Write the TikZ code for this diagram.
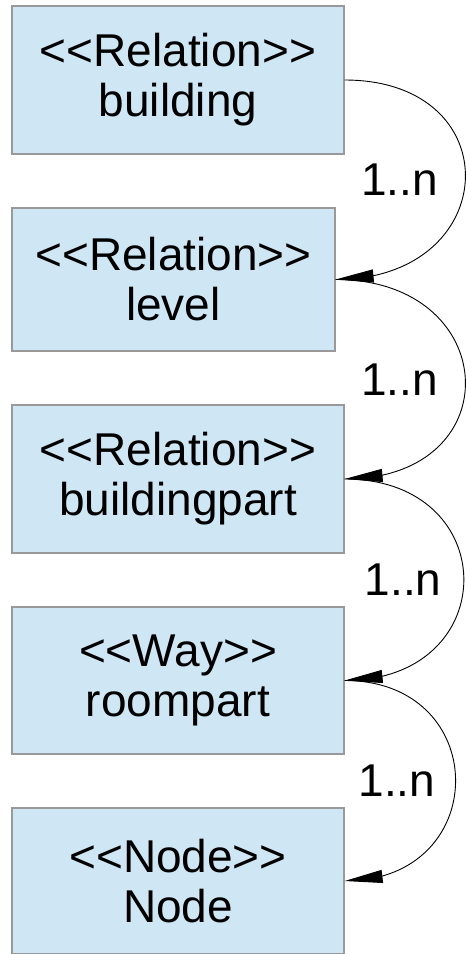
\documentclass[tikz,border=0pt]{standalone}
\usepackage{fontspec}
\setmainfont{Liberation Sans}
\usetikzlibrary{arrows.meta,bending,positioning}
\definecolor{boxblue}{HTML}{CFE7F5}
\definecolor{boxline}{HTML}{999999}
\newcommand\stereo[1]{<{}<#1>{}>}
\tikzstyle{rel} = [rectangle, minimum width=332pt, minimum height=148pt, align=center, draw=boxline, line width=1.2pt, fill=boxblue, font=\fontsize{46}{50}\selectfont]
\tikzstyle{arrow} = [line width=0.9pt,-{Triangle[length=38pt,width=13pt]}]
\tikzstyle{mult} = [inner sep=0pt, font=\fontsize{46}{50}\selectfont]

\begin{document}
\begin{tikzpicture}[x=1pt,y=-1pt] %[every node/.style={draw}]
\useasboundingbox (0,0) rectangle (466,954);
\node (building) at (178,80) [rel] {\stereo{Relation}\\building};
\node (level) at (173.5,279.5) [rel, minimum width=323pt, minimum height=143pt] {\stereo{Relation}\\level};
\node (buildingpart) at (178,479) [rel] {\stereo{Relation}\\buildingpart};
\node (roompart) at (178,680.5) [rel, minimum height=147pt] {\stereo{Way}\\roompart};
\node (osmnode) at (178,881) [rel, minimum height=146pt] {\stereo{Node}\\Node};
\draw [arrow] (building.east) .. controls +(167,0) and +(167,0) .. node [mult, left=27pt] {1..n} (level.east);
\draw [arrow] (level.east) .. controls +(167,0) and +(167,0) .. node [mult, left=27pt] {1..n} (buildingpart.east);
\draw [arrow] (buildingpart.east) .. controls +(159,0) and +(159,0) .. node [mult, left=22pt] {1..n} (roompart.east);
\draw [arrow] (roompart.east) .. controls +(148,0) and +(148,0) .. node [mult, left=20pt] {1..n} (osmnode.east);
\end{tikzpicture}
\end{document}
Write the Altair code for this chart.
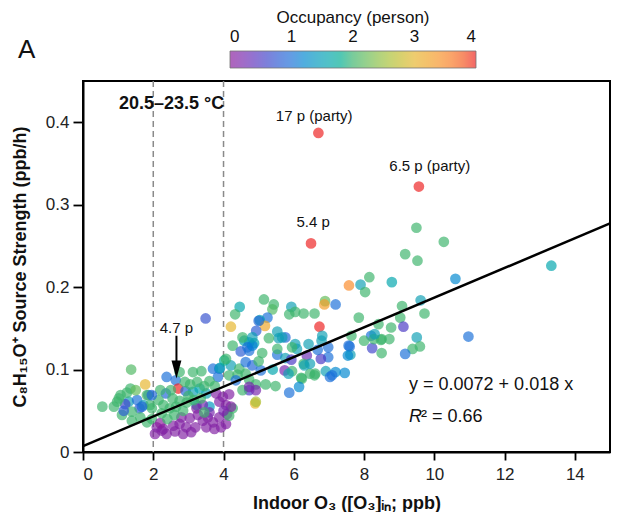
import altair as alt
import pandas as pd

# ---- data (indoor O3 ppb, source strength ppb/h, occupancy persons) ----
o3 = [
    0.55, 1.37, 1.77, 1.35, 1.30, 1.20, 1.61, 1.54, 1.86, 1.72, 1.07, 0.97, 1.11, 1.39, 1.63, 1.82,
    1.96, 1.39, 1.96, 0.88, 1.02, 1.91, 1.82, 1.68, 1.25, 1.50, 1.16,
    2.38, 2.64, 2.71, 2.36, 2.92, 3.13, 3.37, 3.70, 3.88, 3.84, 3.49, 3.13, 3.32, 3.51, 3.23, 3.60,
    3.79, 3.98, 4.16, 3.88, 4.07, 2.10, 2.24, 2.05, 2.38, 2.57, 2.75, 2.94, 2.85, 3.08, 2.80, 3.04,
    3.27, 3.41, 3.55, 3.70, 3.51, 3.74, 3.93, 4.07, 3.23, 3.41, 3.88, 4.10, 2.29, 2.20, 2.62, 3.20, 3.60,
    2.15, 2.29, 2.24, 2.47, 2.55, 2.65, 2.75, 2.85, 2.95, 3.00, 2.60, 2.40, 3.05, 3.25, 3.45, 3.60,
    3.15, 3.35, 2.75, 2.90, 2.50, 3.75, 3.45, 2.20, 1.96,
    4.21, 5.15, 4.46, 4.33, 5.43, 5.39, 5.93, 5.87, 6.04, 6.28, 6.59, 5.25, 5.03, 5.18, 4.93, 5.53,
    5.76, 5.57, 5.29, 4.26, 4.59, 4.73, 4.87, 4.49, 4.73, 6.04, 6.09, 5.53, 5.76, 5.93, 3.90, 4.21,
    4.16, 4.40, 4.63, 5.06, 5.74, 5.40, 5.95, 6.21, 4.73, 4.92, 5.20, 5.48, 5.87, 4.73, 4.90,
    4.02, 4.07, 4.45, 4.63, 4.82, 4.35, 4.54, 4.26, 4.16, 4.21, 4.00, 4.54, 4.68, 4.82, 4.82, 5.00,
    4.73, 4.92, 4.92, 5.10, 5.00, 5.67, 5.53, 5.95, 6.42, 6.79, 6.98, 6.98, 6.46, 5.85,
    6.70, 9.56, 6.49, 6.89, 6.87, 7.19, 7.57, 7.90, 8.15, 8.03, 8.79, 7.85, 6.73, 6.81, 7.64, 8.20,
    8.00, 8.50, 8.72, 7.56, 7.61, 8.23, 8.50, 6.37, 6.77, 6.68, 6.28, 6.46, 6.61, 6.91, 7.19, 7.45,
    7.03, 6.23, 6.15, 6.30, 7.59, 7.54, 8.28, 8.48, 8.30, 8.41, 8.77, 6.59, 7.09,
    9.49, 10.27, 9.17, 9.52, 13.33, 10.60, 9.08, 9.61, 9.72, 9.03, 9.12, 9.50, 9.38, 9.59, 10.97, 9.17,
]
strength = [
    0.055, 0.100, 0.082, 0.077, 0.061, 0.058, 0.053, 0.063, 0.069, 0.057, 0.069, 0.061, 0.045, 0.038, 0.042, 0.036,
    0.040, 0.049, 0.053, 0.055, 0.065, 0.057, 0.069, 0.055, 0.072, 0.075, 0.050,
    0.091, 0.087, 0.077, 0.071, 0.074, 0.097, 0.098, 0.101, 0.101, 0.091, 0.162, 0.073, 0.077, 0.071, 0.057, 0.055,
    0.071, 0.067, 0.070, 0.061, 0.057, 0.030, 0.026, 0.022, 0.022, 0.032, 0.034, 0.030, 0.022, 0.024, 0.042, 0.041,
    0.045, 0.038, 0.042, 0.036, 0.030, 0.028, 0.030, 0.034, 0.053, 0.057, 0.042, 0.046, 0.028, 0.035, 0.025, 0.030, 0.048,
    0.063, 0.057, 0.047, 0.053, 0.065, 0.055, 0.062, 0.050, 0.060, 0.068, 0.045, 0.040, 0.082, 0.085, 0.080, 0.086,
    0.063, 0.065, 0.097, 0.085, 0.075, 0.080, 0.048, 0.075, 0.069,
    0.152, 0.185, 0.176, 0.167, 0.179, 0.173, 0.176, 0.167, 0.170, 0.168, 0.168, 0.163, 0.160, 0.153, 0.147, 0.146,
    0.139, 0.138, 0.138, 0.129, 0.135, 0.133, 0.132, 0.122, 0.123, 0.131, 0.125, 0.118, 0.114, 0.112, 0.102, 0.105,
    0.093, 0.094, 0.095, 0.099, 0.099, 0.100, 0.098, 0.090, 0.088, 0.082, 0.082, 0.080, 0.072, 0.075, 0.059,
    0.111, 0.113, 0.101, 0.109, 0.105, 0.087, 0.075, 0.053, 0.044, 0.055, 0.050, 0.139, 0.127, 0.129, 0.139, 0.159,
    0.079, 0.075, 0.061, 0.120, 0.110, 0.139, 0.125, 0.127, 0.131, 0.135, 0.127, 0.115, 0.095, 0.095,
    0.387, 0.322, 0.253, 0.183, 0.179, 0.179, 0.202, 0.203, 0.212, 0.194, 0.206, 0.163, 0.152, 0.141, 0.141, 0.141,
    0.135, 0.137, 0.137, 0.129, 0.118, 0.126, 0.120, 0.117, 0.113, 0.124, 0.107, 0.107, 0.095, 0.098, 0.097, 0.096,
    0.091, 0.089, 0.079, 0.105, 0.128, 0.117, 0.137, 0.136, 0.143, 0.155, 0.151, 0.093, 0.093,
    0.272, 0.255, 0.240, 0.232, 0.226, 0.210, 0.177, 0.184, 0.168, 0.163, 0.152, 0.139, 0.125, 0.128, 0.140, 0.119,
]
occupancy = [
    2.0, 2.1, 3.0, 2.0, 1.5, 0.6, 0.8, 1.0, 1.1, 1.5, 2.0, 2.0, 2.0, 2.0, 2.0, 2.0,
    2.0, 2.0, 2.0, 2.0, 2.0, 2.0, 2.1, 0.9, 2.0, 2.2, 0.8,
    1.0, 1.0, 4.7, 0.9, 0.9, 2.0, 2.0, 1.0, 1.1, 1.0, 0.7, 1.5, 1.6, 1.5, 1.6, 1.4,
    0.1, 0.1, 0.1, 0.1, 0.1, 0.1, 0.1, 0.1, 0.1, 0.1, 0.1, 0.1, 0.1, 0.1, 0.1, 0.1,
    0.1, 0.1, 0.1, 0.1, 0.1, 0.1, 0.1, 0.1, 0.1, 0.2, 0.1, 0.1, 0.1, 0.0, 0.1, 0.1, 0.2,
    2.0, 2.0, 2.0, 2.0, 2.0, 2.0, 2.0, 2.0, 2.0, 2.0, 2.0, 2.0, 2.0, 2.0, 2.0, 2.0,
    2.0, 2.0, 2.0, 2.0, 2.0, 2.0, 2.0, 2.0, 0.9,
    3.0, 2.0, 1.6, 2.0, 2.0, 2.1, 1.5, 2.0, 2.0, 2.0, 2.0, 1.0, 1.6, 3.2, 0.8, 1.5,
    0.9, 1.5, 2.0, 2.0, 1.6, 1.5, 1.6, 0.8, 1.0, 1.5, 1.5, 1.0, 1.5, 0.5, 1.5, 1.5,
    2.0, 2.0, 2.0, 1.0, 0.2, 1.6, 2.0, 2.0, 2.0, 2.0, 2.0, 2.0, 1.0, 0.5, 3.0,
    1.8, 2.0, 2.0, 1.0, 0.9, 1.0, 2.0, 2.0, 2.0, 0.1, 0.2, 2.0, 1.0, 1.1, 1.5, 0.9,
    0.2, 0.2, 2.6, 2.0, 2.0, 1.5, 2.0, 2.0, 1.5, 1.5, 1.0, 1.0, 2.0, 1.5,
    17.0, 6.5, 5.4, 2.2, 3.3, 1.0, 3.5, 1.5, 2.0, 2.0, 1.6, 2.0, 4.0, 1.5, 2.0, 1.0,
    2.0, 2.0, 2.0, 1.0, 1.5, 0.6, 2.0, 0.3, 0.5, 1.0, 2.0, 1.5, 2.0, 1.5, 1.2, 1.2,
    1.0, 2.0, 1.2, 1.5, 1.0, 1.2, 2.0, 2.0, 1.5, 2.0, 2.0, 2.0, 1.0,
    2.0, 2.0, 2.0, 2.0, 1.6, 1.2, 2.0, 1.5, 2.0, 2.0, 0.5, 1.5, 2.0, 2.0, 1.0, 1.0,
]

# regression line and its coefficients (from the reference annotation)
fit_intercept = 0.0072
fit_slope = 0.018
fit_x = [0, 15]

# colour bar stops (occupancy -> colour)
occ_stops = [0, 0.5, 1, 1.5, 2, 2.5, 3, 3.5, 4]
occ_colors = ["#8a1c9c", "#4a38c4", "#1a70d8", "#0f9fb4", "#3cb46c",
              "#9cc13c", "#e6b52c", "#fa8a2a", "#ee2020"]

x_ticks = [0, 2, 4, 6, 8, 10, 12, 14]
y_ticks = [0, 0.1, 0.2, 0.3, 0.4]
temp_lines = [2, 4]

labels_txt = ["17 p (party)", "6.5 p (party)", "5.4 p", "4.7 p"]
labels_x = [6.58, 9.87, 6.55, 2.66]
labels_y = [0.408, 0.3475, 0.279, 0.150]

FONT = "Liberation Sans, Arial, sans-serif"

pts = pd.DataFrame({"o3": o3, "s": strength, "occ": occupancy})
fit = pd.DataFrame({"o3": fit_x, "s": [fit_intercept + fit_slope * v for v in fit_x]})
vl = pd.DataFrame({"o3": temp_lines})
ann = pd.DataFrame({"o3": labels_x, "s": labels_y, "t": labels_txt})

xs = alt.Scale(domain=[0, 15], nice=False, zero=False)
ys = alt.Scale(domain=[0, 0.45], nice=False, zero=False)

X = alt.X("o3:Q", scale=xs,
          axis=alt.Axis(values=x_ticks, title="Indoor O₃ ([O₃]ᵢₙ; ppb)", titlePadding=12,
                        tickSize=8, labelPadding=6))
Y = alt.Y("s:Q", scale=ys,
          axis=alt.Axis(values=y_ticks, format=".1~f", tickSize=10, labelPadding=4,
                        title="C₈H₁₅O⁺ Source Strength (ppb/h)", titlePadding=16))

dashes = alt.Chart(vl).mark_rule(color="#8a8a8a", strokeDash=[6, 4], strokeWidth=1.5).encode(
    x=alt.X("o3:Q", scale=xs))

points = alt.Chart(pts).mark_circle(size=115, opacity=0.68).encode(
    x=X, y=Y,
    color=alt.Color("occ:Q",
                    scale=alt.Scale(domain=occ_stops, range=occ_colors, clamp=True),
                    legend=alt.Legend(
                        orient="none", legendX=147, legendY=-71, direction="horizontal",
                        gradientLength=246, gradientThickness=17,
                        gradientStrokeColor="#333", gradientStrokeWidth=0.8,
                        title="Occupancy (person)", titleFontSize=17, titleFontWeight="normal",
                        titleFont=FONT, titleColor="#111", titleAnchor="middle", titlePadding=24,
                        labelFontSize=17, labelFont=FONT, labelColor="#111",
                        labelOffset=alt.ExprRef("-39"),
                        values=[0, 1, 2, 3, 4], padding=0)))

line = alt.Chart(fit).mark_line(color="black", strokeWidth=2.5).encode(
    x=alt.X("o3:Q", scale=xs), y=alt.Y("s:Q", scale=ys))

ann_text = alt.Chart(ann).mark_text(fontSize=15, font=FONT, color="#111").encode(
    x=alt.X("o3:Q", scale=xs), y=alt.Y("s:Q", scale=ys), text="t:N")

temp_df = pd.DataFrame({"o3": [2.52], "s": [0.4227], "t": ["20.5–23.5 °C"]})
temp_text = alt.Chart(temp_df).mark_text(fontSize=18, fontWeight="bold", font=FONT, color="#111").encode(
    x=alt.X("o3:Q", scale=xs), y=alt.Y("s:Q", scale=ys), text="t:N")

arrow_df = pd.DataFrame({"o3": [2.66], "s": [0.141], "s2": [0.104]})
arrow_shaft = alt.Chart(arrow_df).mark_rule(color="black", strokeWidth=2).encode(
    x=alt.X("o3:Q", scale=xs), y=alt.Y("s:Q", scale=ys), y2="s2:Q")
head_df = pd.DataFrame({"o3": [2.66], "s": [0.1002]})
arrow_head = alt.Chart(head_df).mark_point(
    shape="M-0.55,-1L0.55,-1L0,1Z", size=324, filled=True, color="black", opacity=1).encode(
    x=alt.X("o3:Q", scale=xs), y=alt.Y("s:Q", scale=ys))

eq_df = pd.DataFrame({"o3": [9.28], "s": [0.0808], "t": ["y = 0.0072 + 0.018 x"]})
eq_text = alt.Chart(eq_df).mark_text(fontSize=18, font=FONT, align="left", color="#111").encode(
    x=alt.X("o3:Q", scale=xs), y=alt.Y("s:Q", scale=ys), text="t:N")
r_df = pd.DataFrame({"o3": [9.28], "s": [0.0424], "t": ["R"]})
r_text = alt.Chart(r_df).mark_text(fontSize=18, font=FONT, align="left", fontStyle="italic", color="#111").encode(
    x=alt.X("o3:Q", scale=xs), y=alt.Y("s:Q", scale=ys), text="t:N")
r2_df = pd.DataFrame({"o3": [9.28], "s": [0.0424], "t": ["² = 0.66"]})
r2_text = alt.Chart(r2_df).mark_text(fontSize=18, font=FONT, align="left", dx=12, color="#111").encode(
    x=alt.X("o3:Q", scale=xs), y=alt.Y("s:Q", scale=ys), text="t:N")

panel = alt.Chart(pd.DataFrame({"t": ["A"]})).mark_text(
    fontSize=26, font=FONT, align="left", baseline="middle", color="#111").encode(
    x=alt.value(-65), y=alt.value(-31), text="t:N")

chart = alt.layer(
    dashes, points, line, ann_text, temp_text, arrow_shaft, arrow_head, eq_text, r_text, r2_text, panel
).properties(
    width=527, height=371,
    autosize=alt.AutoSizeParams(type="none"),
    padding={"left": 75, "top": 73, "right": 2, "bottom": 60},
).configure(
    background="white"
).configure_view(
    stroke="black", strokeWidth=2
).configure_axis(
    grid=False, domainColor="black", domainWidth=2, tickColor="black", tickWidth=1.8,
    labelFontSize=17, labelFont=FONT, labelColor="#222",
    titleFontSize=18, titleFont=FONT, titleFontWeight="bold", titleColor="#111",
)

chart.save("out.html", embed_options={"renderer": "svg", "actions": False})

_Stated problem_.
Write only the number of lines in the records that include the word "this".

_Result_.
2